Oregon’s Independent Contractor Landscape
The state of Oregon has six agencies that regulate the employment of individuals in Oregon: the Department of Revenue, Employment Department, Construction Contractors Board, Landscape Contractors Board, Department of Consumer and Business Services’ Workers’ Compensation Division, and Bureau of Labor and Industries’ Civil Rights Division and Wage and Hour Division.
These agencies use different legal tests to determine whether or not an individual qualifies as an independent contractor. Thus, a finding of independent contractor status by one agency does not guarantee the same finding by another. For example, the Department of Revenue might find a worker to be an independent contractor, while the Workers’ Compensation Division might consider that same worker an employee.
The Department of Revenue, Employment Department, Construction Contractors Board, and Landscape Contractors Board apply a statutory test to determine independent contractor status. The Civil Rights Division and the Workers’ Compensation Division both apply a common law right-to-control test. And the Wage and Hour Division applies a common law economic realities test.
There are many pitfalls for businesses to be aware of when retaining independent contractors. Here are a few.

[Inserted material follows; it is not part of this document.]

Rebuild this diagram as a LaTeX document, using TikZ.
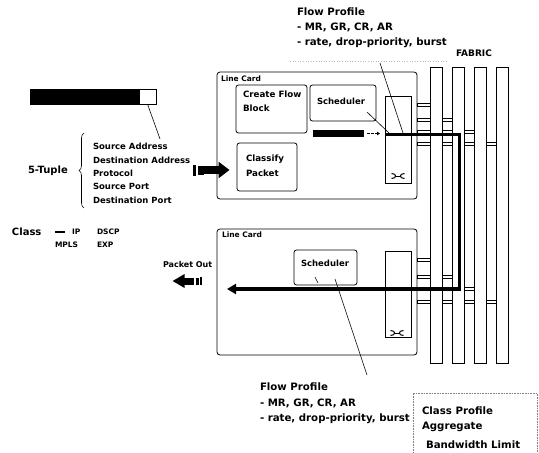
\documentclass[tikz,border=0pt]{standalone}
\usepackage{fontspec}
\setmainfont{DejaVu Sans}
\usetikzlibrary{arrows.meta,decorations.pathreplacing}
\begin{document}
\begin{tikzpicture}[x=1pt,y=-1pt,
  every node/.style={inner sep=0pt, outer sep=0pt},
  txt/.style={anchor=west, font=\bfseries\fontsize{#1}{#1}\selectfont},
  ctxt/.style={anchor=center, font=\bfseries\fontsize{#1}{#1}\selectfont},
  card/.style={draw, rounded corners=3pt, line width=0.8pt, anchor=north west},
  ibox/.style={draw, rounded corners=2.5pt, line width=0.8pt, anchor=north west},
  swbox/.style={draw, line width=0.8pt, anchor=north west, minimum width=26pt},
  bar/.style={draw, fill=white, line width=0.7pt, anchor=north west, minimum width=12pt, minimum height=296pt},
  conn/.style={draw, fill=white, line width=0.5pt},
  swx/.pic={\draw[line width=1pt] (-6.5,-2.5) .. controls (-1,-2.5) and (-1,2.5) .. (-6.5,2.5);
            \draw[line width=1pt] (6.5,-2.5) .. controls (1,-2.5) and (1,2.5) .. (6.5,2.5);
            \draw[line width=1pt] (-2.4,0) -- (2.4,0);},
  heavy/.style={line width=3.8pt, line join=miter}
]
\useasboundingbox (0,0) rectangle (539,453);

% ---------- header bar and 5-tuple ----------
\node[fill=black, draw, anchor=north west, minimum width=109pt, minimum height=15pt] (hb) at (30,89) {};
\node[fill=white, draw, line width=0.8pt, anchor=north west, minimum width=17pt, minimum height=15pt] (hw) at (139,89) {};
\node[txt=8.5] (src) at (93,146) {Source Address};
\node[txt=8.5] (dst) at (93,160) {Destination Address};
\node[txt=8.5] (prot) at (93,173) {Protocol};
\node[txt=8.5] (sport) at (93,186) {Source Port};
\node[txt=8.5] (dport) at (93,200) {Destination Port};
\coordinate (srcpt) at (160,139);
\draw[line width=0.6pt] (hw.south) -- (srcpt);
\draw[line width=0.6pt, decorate, decoration={brace, amplitude=5pt}] (84,208) -- (84,133);
\node[txt=10] (tuple) at (28,171) {5-Tuple};

% ---------- class ----------
\node[txt=10] (cls) at (12,232) {Class};
\node[anchor=west] (dash) at (55,232) {\rule[0pt]{10pt}{1.1pt}};
\node[txt=7.5] (ip) at (72,232) {IP};
\node[txt=7.5] (dscp) at (97,232) {DSCP};
\node[txt=7.5] (mpls) at (55,245) {MPLS};
\node[txt=7.5] (exp) at (97,245) {EXP};

% ---------- top flow profile ----------
\node[txt=10.2] (fp1a) at (297,12) {Flow Profile};
\node[txt=10.2] (fp1b) at (297,27) {- MR, GR, CR, AR};
\node[txt=10.2] (fp1c) at (297,43) {- rate, drop-priority, burst};
\draw[gray!55, dotted, line width=0.6pt] (290,61) -- (448,61);
\node[ctxt=9] (fabric) at (474,53) {FABRIC};

% ---------- connectors to fabric (under bars) ----------
\draw[conn] (417,103) rectangle (432,106);
\draw[conn] (417,118) rectangle (455,121);
\draw[conn] (417,130) rectangle (476,133);
\draw[conn] (417,142) rectangle (499,145);
\draw[conn] (417,258) rectangle (432,261);
\draw[conn] (417,275) rectangle (455,278);
\draw[conn] (417,287.5) rectangle (476,290.5);
\draw[conn] (417,300) rectangle (499,303);

% ---------- fabric bars ----------
\node[bar] (f1) at (430.5,67) {};
\node[bar] (f2) at (452.5,67) {};
\node[bar] (f3) at (474.5,67) {};
\node[bar] (f4) at (496.5,67) {};

% ---------- top line card ----------
\node[card, minimum width=200pt, minimum height=127pt] (lc1) at (217,72) {};
\node[txt=7.5] (lc1t) at (221,79) {Line Card};
\node[ibox, minimum width=71pt, minimum height=48pt] (cfb) at (236,85) {};
\node[txt=8.7] (cfbt1) at (243,94) {Create Flow};
\node[txt=8.7] (cfbt2) at (243,108) {Block};
\node[ibox, minimum width=66pt, minimum height=36pt] (sch1) at (310,85) {};
\node[ctxt=8.5] (sch1t) at (341,101) {Scheduler};
\node[ibox, minimum width=60pt, minimum height=48pt] (clp) at (237,143) {};
\node[txt=8.7] (clpt1) at (246,159) {Classify};
\node[txt=8.7] (clpt2) at (246,173) {Packet};
\node[swbox, minimum height=87pt] (sw1) at (385,96) {};
\pic at (398,176) {swx};
\node[fill=black, anchor=north west, minimum width=51pt, minimum height=7pt] (bb) at (313,130) {};
\draw[line width=1.2pt, dash pattern=on 3pt off 1.2pt, -{Triangle[length=3pt,width=3.5pt]}] (bb.east) ++(3,0) coordinate (da) -- (380,133.5) coordinate (db);

% ---------- bottom line card ----------
\node[card, minimum width=200pt, minimum height=126pt] (lc2) at (217,229) {};
\node[txt=7.5] (lc2t) at (222,235) {Line Card};
\node[ibox, minimum width=63pt, minimum height=35pt] (sch2) at (294,250) {};
\node[ctxt=8.5] (sch2t) at (325,263) {Scheduler};
\node[swbox, minimum height=86pt] (sw2) at (385,251) {};
\pic at (397,333) {swx};

% ---------- input arrow ----------
\fill (193,164.5) rectangle (195.5,175.5);
\fill (197.5,165.5) rectangle (203.5,174.5);
\coordinate (inS) at (204,170);
\coordinate (inE) at (229.5,170);
\draw[line width=8pt, -{Triangle[length=11pt,width=16pt]}] (inS) -- (inE);

% ---------- output ----------
\node[txt=8] (pout) at (163,265) {Packet Out};
\coordinate (outS) at (193.5,281);
\coordinate (outE) at (172.5,281);
\draw[line width=7pt, -{Triangle[length=12pt,width=13pt]}] (outS) -- (outE);
\fill (195.5,277.5) rectangle (198.5,284.5);
\fill (200,277) rectangle (202,285);

% ---------- flow path ----------
\coordinate (p0) at (386,134.5);
\coordinate (p1) at (459.5,134.5);
\coordinate (p2) at (459.5,289);
\coordinate (p3) at (227,289);
\draw[heavy, -{Triangle[length=9pt,width=10pt]}] (p0) -- (p1) -- (p2) -- (p3);

% ---------- pointer lines ----------
\coordinate (fpt) at (380,63);
\coordinate (fptE) at (403,133);
\draw[line width=0.6pt] (fpt) -- (fptE);
\coordinate (s1a) at (367,112);
\coordinate (s1b) at (389,133);
\draw[line width=0.6pt] (s1a) -- (s1b);
\coordinate (fp2pt) at (367,375);
\coordinate (s2a) at (335,279);
\draw[line width=0.6pt] (fp2pt) -- (s2a);
\coordinate (s2c) at (315,277);
\coordinate (s2d) at (318,283);
\draw[line width=0.6pt] (s2c) -- (s2d);

% ---------- bottom flow profile ----------
\node[txt=10.2] (fp2a) at (260,387) {Flow Profile};
\node[txt=10.2] (fp2b) at (260,403) {- MR, GR, CR, AR};
\node[txt=10.2] (fp2c) at (260,419) {- rate, drop-priority, burst};

% ---------- class profile ----------
\node[draw=gray, densely dotted, line width=0.6pt, anchor=north west, minimum width=124pt, minimum height=66pt] (cpbox) at (413,393) {};
\node[txt=10.2] (cp1) at (422,411) {Class Profile};
\node[txt=10.2] (cp2) at (422,427) {Aggregate};
\node[txt=10.2] (cp3) at (426,445) {Bandwidth Limit};
\end{tikzpicture}
\end{document}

Control over means and methods of services
Businesses may want to avoid exerting direction and control over the means and methods of their contractors’ services. In National Maintenance Contractors, LLC v. Employment Department, the Oregon Supreme Court stated the following: “Certainly, one can tell the carpenter the length of the beam, but it is another thing to dictate the brand of saw with which she makes the cut.” Contractors should generally have the ability to choose the tools of their trade and techniques for performing their services. Businesses may also want to avoid providing control in the form of scheduling, training, supervision, or discipline to contractors.
In the same case, the Oregon Supreme Court suggested that exceptions can exist in situations where controls are necessary to achieve the desired result, such as where “a certain brand of mower, and only that brand, leaves a distinctive pattern in the grass that is associated with the franchise.”
Independent contractor agreements
A poorly drafted independent contractor agreement is another pitfall. For example, in ACN Opportunity, LLC v. Employment Department, the Oregon Supreme Court found that direct-to-consumer sellers were employees because their independent contractor agreements conditioned their ability to hire others on the approval of the hiring party. If a worker is truly an independent contractor, the agreement must ensure that the contractor has unfettered authority to hire and fire other persons to assist in providing services.
Contracting with non-businesses
Contracting with an individual who is not customarily engaged in an independently established business is yet another pitfall. Contracting with a business entity rather than an individual does not—in and of itself—guarantee independent contractor status. Instead, a person is considered to be customarily engaged in an independently established business if any three of five requirements set out in Oregon Revised Statutes section 670.600(3) are met. These requirements include, among others things, that the worker make “a significant investment” in his or her business and bear “the risk of loss.” A “significant investment” includes buying “tools or equipment” and obtaining “specialized training” or education that can be used to perform the services. For example, in Portland Columbia Symphony v. Employment Department, the Oregon Supreme Court ruled that musicians with the Portland Columbia Symphony were independent contractors who supplied “the musical instruments themselves, which typically cost thousands of dollars to purchase and hundreds more annually to maintain.”
To bear the risk of loss, a contractor could enter into fixed-price contracts or bear the costs of fixing defective work. For example, in Ponderosa Properties, LLC v. Employment Department, the Oregon Supreme Court found that house cleaners bore the risk of loss when they entered into fixed-price assignments in which “[r]egardless of the condition of the unit or the time necessary to complete the task, they would be paid only the fixed rate.” Companies may want to address fixed-price arrangements and other risks of loss in their independent contractor agreements.
In sum, while the state of Oregon provides a high-level summary of the criteria each of its agencies use to determine independent contractor status, employers may want to proceed cautiously before making any classification determinations in order to avoid the various pitfalls discussed above.